Попутчики (Горенштейн) - страница 57

- Участок с ограниченной скоростью, - ответил проводник, - согласно приказу управления дороги. А проще говоря, шпал не хватает для ремонта верхнего строения пути. Я сам, православные, раньше на казатинском шпало-пропиточном заводе работал мастером смены. Был и народным контролёром. Выявил - пятьдесят километров шпалорельсовой решётки продано незаконно, вместо того, чтоб уложить в путь. Кому попало шпалы продают, рельсы, различные скрепления. Написал всё, отправил и вот результат - стоим в поле, потому что шпал не хватает, а я работаю не мастером, а проводником ночного почтово-пассажирского. А почему? Тоже нервничал, как гражданин пассажир. Но теперь нервы укрепились. Обещают, если испытательный срок пройду, на "тройке" место - Киев-Ленинград. Там другое дело, там одних газет за смену на шестьдесят рублей продашь.

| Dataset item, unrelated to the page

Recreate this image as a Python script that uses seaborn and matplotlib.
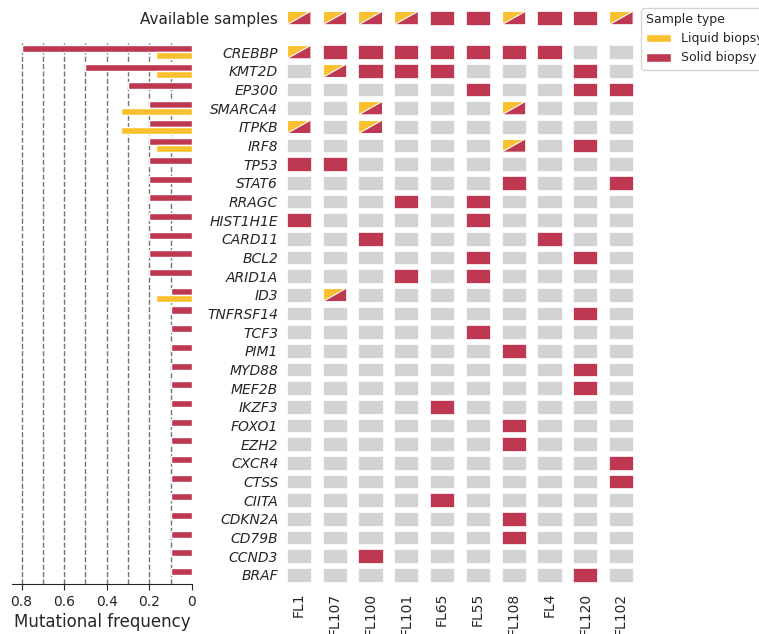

Всё-таки, - подумал я, Забродский, - разговорчивый пошёл народ, откровенный, циничный. Не пропали послесталинские десятилетия даром. Разве что для таких, как Чубинец. Однако у Чубинца другое предназначение. Такие люди, как Чубинец - учителя наши. Они учат нас своими, дурными примерами, как не надо поступать и как не надо жить. И за эту науку мы должны быть им благодарны, так же, как собаке, которая прожила какое-то время с двумя головами, или телёнку, который жил с половинкой сердца.

- Вот они, Бровки, - сказал Чубинец, всю дорогу от места вынужденной остановки в поле промолчавший. Мне даже показалось, что он обижен на меня, за то, что в его споре с циничным проводником я поддержал проводника.

- Вот они, Бровки, чтоб им пусто было.

- А Бровки за что, Саша? Станция Бровки тебе что сделала?

Станция Бровки небольшая, но всё ж не полустанок. Пристанционный палисадник, чистота, лунная тишина. "Эх, хорошо бы здесь девочку лет восемнадцати, а мне, Заброд-скому, годика двадцать три. Однако это то будущее, которое уже в прошлом. То будущее, которого никогда не будет. Никогда не сойти мне в эту лунную тишину и не услышать: цок, цок, цок танцевальный ритм каблучков бегущей ко мне Лели Романовой, когда ей было восемнадцать. Конечно дурной тон переселять героинь чужого повествования в собственную жизнь, словно ложиться в постель с какой-нибудь мадам Бовари. Но мы с Чубинцом сейчас как двухголовая собака с общим кровообращением, создание безжалостных хирургов-экспериментаторов. Нам одновременно хочется есть и пить, нас тревожат одни желания и в глаза друг другу мы смотрим, как в зеркало: внешнее изображение разное, кудлатое и гладкомордое, зато внутреннее совпадает. И так длится до того момента, пока экспериментатор не переключит клапан, отделяя тем наши сознания одно от другого. Какая страшная модель, какая ужасная гоголевская болезнь. Вот почему в те редкие моменты, когда клапан экспериментатора отделяет наши сознания, мы стараемся по-гоголевски сжечь чужака или хотя бы освежить себя циничным смехом, доказать себе и другим, что наше бумагомарание - занятие не серьёзное. Мы спешим так поступить, потому что знаем - вновь щёлкнет клапан, потечёт наша кровь в чужое и для чужого и всё опять станет до смерти серьёзным. Но пока ещё длится передышка, пока моё сознание отделено от сознания Чубинца, пока мы вольны лизать или лаять отдельно друг от друга, послушаем, отчего же Чубинец так невзлюбил станцию Бровки.